Die allerallerbesten Eindrücke. In den gut 30 Jahren meiner Laufbahn als Diplomat habe ich mich nirgends so willkommen und so wohl gefühlt wie in Belarus und unter Belarussinnen und Belarussen. Meine Begegnungen mit den so offenen, herzlichen und großmütigen Menschen von Belarus werden mir mein Leben lang in wärmster Erinnerung bleiben.

Eine Erinnerung will ich teilen, sie ist für mich ganz besonders wichtig, weil ich in der Jugendarbeit der katholischen Kirche aufgewachsen bin: Die Wallfahrt zur Basilika Mariä Himmelfahrt nach Budslau an einem wunderschönen Sommertag im vergangenen Jahr wird mir immer unvergesslich bleiben.

Wenn mich trotz der gegenwärtig tiefen politischen Kluft eines die Hoffnung auf eine bessere Zukunft der deutsch-belarussischen Beziehungen und der Beziehungen von Belarus zum Rest Europas wahren lässt, dann sind es die Menschen von Belarus. Belarus liegt nicht nur im Herzen Europas, seine Menschen denken und fühlen europäisch. Mit einem Wort: Die Menschen von Belarus empfinde als besten Teil Europas.

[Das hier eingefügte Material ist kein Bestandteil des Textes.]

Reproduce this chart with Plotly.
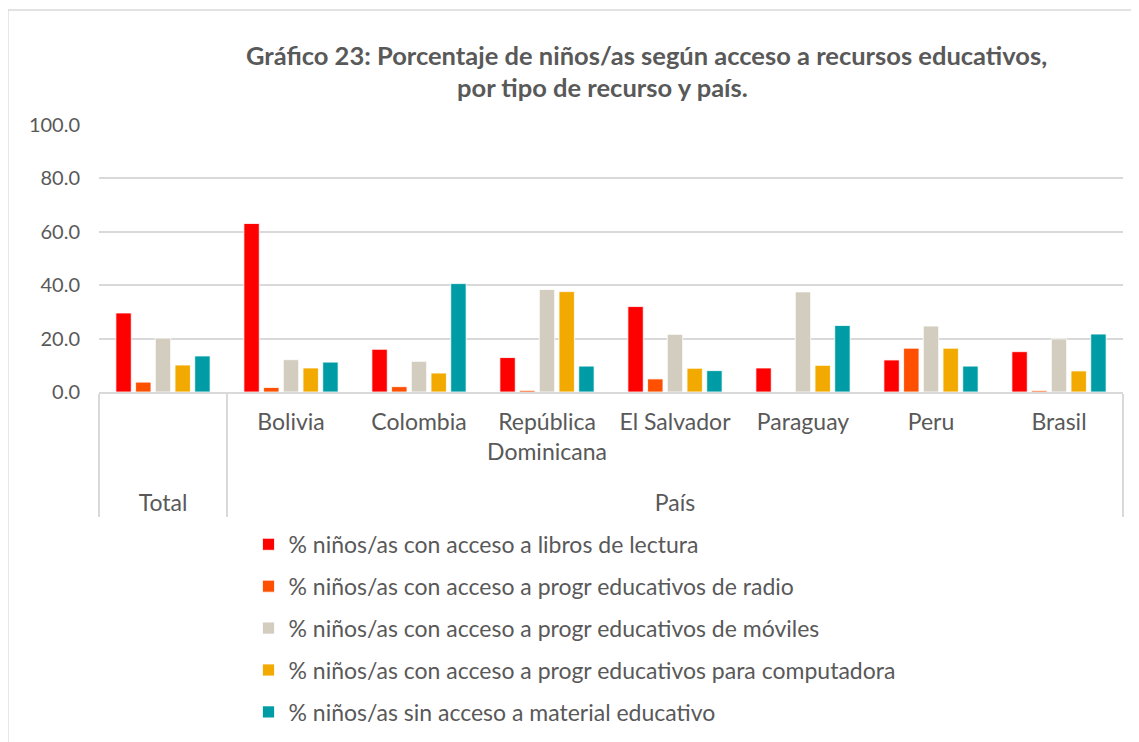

Wie geht es nach Ihrer Abreise weiter mit der diplomatischen Präsenz Deutschlands in Belarus?

Nach vier Jahren in Minsk kehre ich nach Deutschland zurück, um wieder bei meiner Familie zu sein. Meine Frau und mein Sohn waren mit mir nach Minsk gekommen und haben lange und sehr gerne hier gelebt. Im vergangenen Jahr sind sie nach Berlin zurückgekehrt, damit mein Sohn sich dort besser auf den deutschen Schulabschluss vorbereiten konnte.

Es ist innerhalb der Europäischen Union Konsens, dass derzeit keine neuen Botschafter nach Minsk entsandt werden. Das Verfahren, stattdessen Chargés d´Affaires zu ernennen, hat sich mittlerweile etabliert. So wird es auch Deutschland halten.

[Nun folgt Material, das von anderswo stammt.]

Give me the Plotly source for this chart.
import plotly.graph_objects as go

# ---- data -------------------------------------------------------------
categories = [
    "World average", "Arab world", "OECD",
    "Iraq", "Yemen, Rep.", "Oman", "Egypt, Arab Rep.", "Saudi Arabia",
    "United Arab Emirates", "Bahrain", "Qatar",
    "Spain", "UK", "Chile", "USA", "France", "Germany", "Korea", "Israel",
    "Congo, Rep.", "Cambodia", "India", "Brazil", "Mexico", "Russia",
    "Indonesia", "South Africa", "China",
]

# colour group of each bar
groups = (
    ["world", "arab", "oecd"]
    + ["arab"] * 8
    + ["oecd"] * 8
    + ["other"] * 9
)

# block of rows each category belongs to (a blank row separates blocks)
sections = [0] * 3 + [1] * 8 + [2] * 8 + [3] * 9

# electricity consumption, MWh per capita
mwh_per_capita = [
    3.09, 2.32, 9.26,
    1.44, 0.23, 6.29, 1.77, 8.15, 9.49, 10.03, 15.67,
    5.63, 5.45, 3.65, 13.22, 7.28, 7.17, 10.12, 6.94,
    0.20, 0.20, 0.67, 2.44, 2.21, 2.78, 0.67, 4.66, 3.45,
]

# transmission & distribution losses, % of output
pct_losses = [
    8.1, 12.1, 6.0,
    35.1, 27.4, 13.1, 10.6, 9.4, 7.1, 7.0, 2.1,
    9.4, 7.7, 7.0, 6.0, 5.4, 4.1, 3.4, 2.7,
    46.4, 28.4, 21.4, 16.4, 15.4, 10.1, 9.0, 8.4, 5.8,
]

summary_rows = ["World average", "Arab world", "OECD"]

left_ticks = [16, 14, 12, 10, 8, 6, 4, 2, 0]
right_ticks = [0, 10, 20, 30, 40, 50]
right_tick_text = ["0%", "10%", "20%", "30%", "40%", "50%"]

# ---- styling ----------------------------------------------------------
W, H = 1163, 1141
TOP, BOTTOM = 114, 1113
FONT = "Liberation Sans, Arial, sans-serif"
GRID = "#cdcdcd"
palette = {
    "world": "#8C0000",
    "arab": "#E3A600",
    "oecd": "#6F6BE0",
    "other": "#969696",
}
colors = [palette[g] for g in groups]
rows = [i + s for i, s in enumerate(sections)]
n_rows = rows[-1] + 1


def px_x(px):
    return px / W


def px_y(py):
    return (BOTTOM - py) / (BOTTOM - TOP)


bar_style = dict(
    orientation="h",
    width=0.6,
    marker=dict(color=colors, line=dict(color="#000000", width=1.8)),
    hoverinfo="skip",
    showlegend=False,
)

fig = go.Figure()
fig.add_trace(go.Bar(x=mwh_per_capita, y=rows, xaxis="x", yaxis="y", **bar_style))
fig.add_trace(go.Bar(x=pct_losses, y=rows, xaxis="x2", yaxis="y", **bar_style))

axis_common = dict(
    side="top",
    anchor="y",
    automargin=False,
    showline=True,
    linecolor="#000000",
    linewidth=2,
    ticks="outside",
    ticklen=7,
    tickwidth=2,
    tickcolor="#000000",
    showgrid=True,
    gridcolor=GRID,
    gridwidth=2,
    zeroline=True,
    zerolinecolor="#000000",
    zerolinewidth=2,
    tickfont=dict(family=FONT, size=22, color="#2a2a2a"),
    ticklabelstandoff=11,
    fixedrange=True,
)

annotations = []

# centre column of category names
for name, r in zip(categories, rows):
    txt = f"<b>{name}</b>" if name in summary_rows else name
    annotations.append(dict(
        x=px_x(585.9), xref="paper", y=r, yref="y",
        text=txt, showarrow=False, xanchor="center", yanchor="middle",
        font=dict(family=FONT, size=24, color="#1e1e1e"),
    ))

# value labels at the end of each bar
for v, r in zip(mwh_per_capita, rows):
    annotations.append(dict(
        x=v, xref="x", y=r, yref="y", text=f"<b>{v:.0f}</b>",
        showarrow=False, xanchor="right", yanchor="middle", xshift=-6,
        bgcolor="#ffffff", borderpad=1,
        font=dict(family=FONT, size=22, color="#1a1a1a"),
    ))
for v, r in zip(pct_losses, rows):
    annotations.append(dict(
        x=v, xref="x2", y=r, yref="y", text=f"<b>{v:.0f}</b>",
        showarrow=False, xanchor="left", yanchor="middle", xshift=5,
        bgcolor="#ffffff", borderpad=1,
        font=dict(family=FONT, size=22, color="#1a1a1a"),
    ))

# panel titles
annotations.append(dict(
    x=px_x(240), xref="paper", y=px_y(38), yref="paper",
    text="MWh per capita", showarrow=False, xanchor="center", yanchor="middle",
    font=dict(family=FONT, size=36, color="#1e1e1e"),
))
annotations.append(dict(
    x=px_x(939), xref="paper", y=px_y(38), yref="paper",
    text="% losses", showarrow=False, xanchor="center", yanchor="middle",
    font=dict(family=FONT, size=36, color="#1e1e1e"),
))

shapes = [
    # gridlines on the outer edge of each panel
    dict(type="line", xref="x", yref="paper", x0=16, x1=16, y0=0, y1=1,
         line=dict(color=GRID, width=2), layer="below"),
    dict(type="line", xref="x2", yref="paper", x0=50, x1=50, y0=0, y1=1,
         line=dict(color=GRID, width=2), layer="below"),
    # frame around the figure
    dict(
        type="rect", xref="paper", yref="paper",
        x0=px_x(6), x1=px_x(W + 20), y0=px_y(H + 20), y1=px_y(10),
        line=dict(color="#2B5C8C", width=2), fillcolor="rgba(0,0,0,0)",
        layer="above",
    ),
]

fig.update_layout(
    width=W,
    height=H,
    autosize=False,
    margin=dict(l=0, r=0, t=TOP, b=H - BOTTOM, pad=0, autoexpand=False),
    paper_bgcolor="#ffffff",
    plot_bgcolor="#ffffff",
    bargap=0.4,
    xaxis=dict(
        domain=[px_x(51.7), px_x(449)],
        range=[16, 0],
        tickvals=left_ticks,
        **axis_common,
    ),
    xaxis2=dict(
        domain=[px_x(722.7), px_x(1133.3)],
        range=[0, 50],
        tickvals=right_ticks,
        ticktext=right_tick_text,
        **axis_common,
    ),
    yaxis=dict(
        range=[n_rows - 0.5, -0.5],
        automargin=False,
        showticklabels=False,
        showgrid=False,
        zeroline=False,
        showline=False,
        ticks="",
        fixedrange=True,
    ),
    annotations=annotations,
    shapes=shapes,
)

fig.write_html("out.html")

Belarus könnte für Deutschland, die EU und die internationale Gemeinschaft ein hochgeschätzter Partner im Herzen Europas sein. Klimaschutz und nachhaltige Entwicklung, internationale Gesundheitspolitik, die Wiederherstellung der von Russland zerstörten europäischen Sicherheit – jede einzelne eine zentrale Aufgabe, für die grenzüberschreitende Zusammenarbeit unabdingbar ist. Leider sind wir von einer solchen Zusammenarbeit derzeit weit entfernt.

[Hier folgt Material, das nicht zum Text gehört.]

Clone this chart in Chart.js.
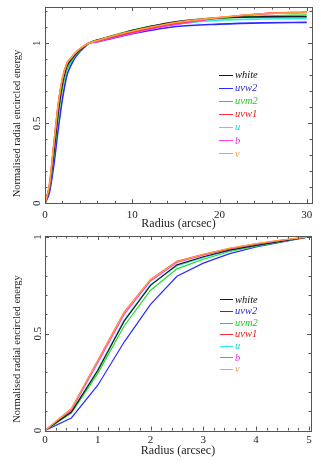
<!DOCTYPE html>
<html>
<head>
<meta charset="utf-8">
<script src="https://cdn.jsdelivr.net/npm/chart.js@4/dist/chart.umd.min.js"></script>
<style>
html,body{margin:0;padding:0;background:#fff;}
canvas{display:block;}
</style>
</head>
<body>
<canvas id="top" width="327" height="230"></canvas>
<canvas id="bottom" width="327" height="233"></canvas>
<script>
// ---- data ----
const bands = ['white', 'uvw2', 'uvm2', 'uvw1', 'u', 'b', 'v'];
const innerRadii = [0, 0.5, 1, 1.5, 2, 2.5, 3, 3.5, 4, 4.5, 5];
const outerRadii = [6, 7, 8, 10, 12, 15, 20, 25, 30];

const whiteInner = [0, 0.095, 0.31, 0.565, 0.75, 0.856, 0.898, 0.932, 0.957, 0.978, 1];
const uvw2Inner  = [0, 0.065, 0.234, 0.457, 0.652, 0.797, 0.865, 0.914, 0.948, 0.974, 1];
const uvm2Inner  = [0, 0.09, 0.295, 0.54, 0.725, 0.835, 0.885, 0.925, 0.953, 0.977, 1];
const uvw1Inner  = [0, 0.112, 0.362, 0.612, 0.781, 0.874, 0.91, 0.94, 0.965, 0.984, 1];
const uInner     = [0, 0.098, 0.315, 0.57, 0.755, 0.85, 0.893, 0.93, 0.956, 0.978, 1];
const bInner     = [0, 0.105, 0.35, 0.6, 0.773, 0.868, 0.906, 0.938, 0.963, 0.983, 1];
const vInner     = [0, 0.112, 0.36, 0.61, 0.78, 0.872, 0.91, 0.942, 0.966, 0.985, 1];

const whiteOuter = [1.02, 1.035, 1.05, 1.08, 1.105, 1.135, 1.16, 1.165, 1.166];
const uvw2Outer  = [1.01, 1.022, 1.035, 1.06, 1.08, 1.105, 1.12, 1.128, 1.131];
const uvm2Outer  = [1.02, 1.037, 1.052, 1.082, 1.105, 1.132, 1.155, 1.17, 1.177];
const uvw1Outer  = [1.015, 1.03, 1.045, 1.07, 1.095, 1.125, 1.16, 1.185, 1.194];
const uOuter     = [1.015, 1.03, 1.045, 1.072, 1.095, 1.12, 1.145, 1.152, 1.154];
const bOuter     = [1.01, 1.025, 1.038, 1.063, 1.088, 1.118, 1.16, 1.185, 1.194];
const vOuter     = [1.018, 1.034, 1.05, 1.076, 1.1, 1.13, 1.162, 1.185, 1.192];

const topXTicks = [0, 10, 20, 30];
const bottomXTicks = [0, 1, 2, 3, 4, 5];
const yTicks = [0, 0.5, 1];
const yTickLabels = ['0', '0.5', '1'];
const xTitle = 'Radius (arcsec)';
const yTitle = 'Normalised radial encircled energy';

// ---- styles ----
const colours = ['#1a1a1a', '#2a2aff', '#22dd22', '#ff2b3a', '#2eeaea', '#ff3cff', '#ffa040'];
const textColours = ['#111111', '#2a2ad0', '#22cc22', '#e02020', '#22d0d0', '#e030e0', '#f0a040'];
const innerSets = [whiteInner, uvw2Inner, uvm2Inner, uvw1Inner, uInner, bInner, vInner];
const outerSets = [whiteOuter, uvw2Outer, uvm2Outer, uvw1Outer, uOuter, bOuter, vOuter];
const drawOrder = [2, 6, 5, 1, 4, 3, 0];
const SERIF = '"Liberation Serif", "Times New Roman", serif';

function pts(xs, ys) { return xs.map((x, i) => ({x: x, y: ys[i]})); }

const framePlugin = {
  id: 'frame',
  afterDraw(chart, args, o) {
    const ctx = chart.ctx, a = chart.chartArea;
    const xs = chart.scales.x, ys = chart.scales.y;
    ctx.save();
    ctx.strokeStyle = '#555';
    ctx.lineWidth = 1;
    ctx.strokeRect(Math.round(a.left) + 0.5, Math.round(a.top) + 0.5, Math.round(a.right - a.left), Math.round(a.bottom - a.top));
    function tickSet(min, max, step) {
      const out = []; const n = Math.round((max - min) / step);
      for (let i = 0; i <= n + 1; i++) { const v = +(min + i * step).toFixed(6); if (v <= max + 1e-9) out.push(v); }
      return out;
    }
    ctx.beginPath();
    tickSet(0, xs.max, o.xMinor).forEach(v => {
      const isMajor = Math.abs(v / o.xMajor - Math.round(v / o.xMajor)) < 1e-6;
      const L = isMajor ? 4 : 2.5;
      const px = Math.round(xs.getPixelForValue(v)) + 0.5;
      ctx.moveTo(px, a.bottom); ctx.lineTo(px, a.bottom - L);
      ctx.moveTo(px, a.top); ctx.lineTo(px, a.top + L);
    });
    tickSet(0, ys.max, 0.1).forEach(v => {
      const isMajor = Math.abs(v / 0.5 - Math.round(v / 0.5)) < 1e-6;
      const L = isMajor ? 4 : 2.5;
      const py = Math.round(ys.getPixelForValue(v)) + 0.5;
      ctx.moveTo(a.left, py); ctx.lineTo(a.left + L, py);
      ctx.moveTo(a.right, py); ctx.lineTo(a.right - L, py);
    });
    ctx.stroke();
    ctx.fillStyle = '#222';
    ctx.textAlign = 'center';
    ctx.textBaseline = 'middle';
    // rotated y tick labels
    ctx.font = '11px ' + SERIF;
    yTicks.forEach((v, i) => {
      ctx.save();
      ctx.translate(o.yLabelX, ys.getPixelForValue(v));
      ctx.rotate(-Math.PI / 2);
      ctx.fillText(yTickLabels[i], 0, 0);
      ctx.restore();
    });
    // rotated y axis title
    ctx.font = '10.5px ' + SERIF;
    ctx.save();
    ctx.translate(17.5, o.yTitleY);
    ctx.rotate(-Math.PI / 2);
    ctx.fillText(yTitle, 0, 0);
    ctx.restore();
    // legend
    ctx.font = 'italic 10.5px ' + SERIF;
    ctx.textAlign = 'left';
    chart.data.datasets.forEach((ds, i) => {
      const y = a.top + o.legTop + i * o.legStep;
      ctx.strokeStyle = colours[i];
      ctx.lineWidth = 1;
      ctx.beginPath();
      ctx.moveTo(o.legX0, Math.round(y) + 0.5); ctx.lineTo(o.legX1, Math.round(y) + 0.5);
      ctx.stroke();
      ctx.fillStyle = textColours[i];
      ctx.fillText(ds.label, o.legX1 + 2, y + 0.5);
    });
    ctx.restore();
  }
};

function makeChart(id, cfg) {
  const datasets = bands.map((name, i) => ({
    label: name,
    data: cfg.data[i],
    borderColor: colours[i],
    backgroundColor: colours[i],
    borderWidth: cfg.lw,
    pointRadius: 0,
    fill: false,
    order: drawOrder[i],
    cubicInterpolationMode: cfg.smooth ? 'monotone' : 'default',
    tension: 0
  }));
  return new Chart(document.getElementById(id), {
    type: 'line',
    data: { datasets: datasets },
    options: {
      responsive: false,
      animation: false,
      devicePixelRatio: 1,
      layout: { padding: cfg.padding },
      plugins: { legend: { display: false }, tooltip: { enabled: false }, frame: cfg.frame },
      scales: {
        x: {
          type: 'linear', min: 0, max: cfg.xMax,
          afterBuildTicks: s => { s.ticks = cfg.xTicks.map(v => ({value: v})); },
          afterFit: s => { s.height = cfg.xHeight; },
          grid: { display: false, drawTicks: false },
          border: { display: false },
          ticks: { padding: cfg.xTickPad, color: '#222', font: { family: SERIF, size: 11 }, maxRotation: 0 },
          title: { display: true, text: xTitle, color: '#222', font: { family: SERIF, size: 12, lineHeight: 1.2 }, padding: { top: 0, bottom: cfg.xTitlePad } }
        },
        y: {
          type: 'linear', min: 0, max: cfg.yMax,
          afterFit: s => { s.width = 45; },
          grid: { display: false, drawTicks: false },
          border: { display: false },
          ticks: { display: false },
          title: { display: false }
        }
      }
    },
    plugins: [framePlugin]
  });
}

makeChart('top', {
  data: innerSets.map((s, i) => pts(innerRadii.concat(outerRadii), s.concat(outerSets[i]))),
  smooth: true, lw: 1.6,
  xMax: 30.6, yMax: 1.227, xTicks: topXTicks,
  padding: { top: 7, right: 15, left: 0, bottom: 0 },
  xHeight: 26.7, xTickPad: 5, xTitlePad: -1,
  frame: { xMinor: 2, xMajor: 10, yLabelX: 37.5, yTitleY: 123.5, legTop: 68, legStep: 13.05, legX0: 219, legX1: 233 }
});

makeChart('bottom', {
  data: innerSets.map(s => pts(innerRadii, s)),
  smooth: false, lw: 1.2,
  xMax: 5.04, yMax: 1.005, xTicks: bottomXTicks,
  padding: { top: 6, right: 16, left: 0, bottom: 0 },
  xHeight: 32.5, xTickPad: 3.5, xTitlePad: 5,
  frame: { xMinor: 0.2, xMajor: 1, yLabelX: 38, yTitleY: 119, legTop: 63.3, legStep: 11.6, legX0: 220, legX1: 233 }
});
</script>
</body>
</html>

Deutschland und seine europäischen und transatlantischen Partner eint mit allen Belarussinnen und Belarussen das Interesse an einem freien, souveränen, demokratischen, prosperierenden und international respektierten Belarus. An einem Staat Belarus, der friedliche, konstruktive Beziehungen zu seinen Nachbarn pflegt.

Dieses Interesse wird Deutschland auch mit seiner diplomatischen Präsenz in Belarus weiterhin kraftvoll vertreten.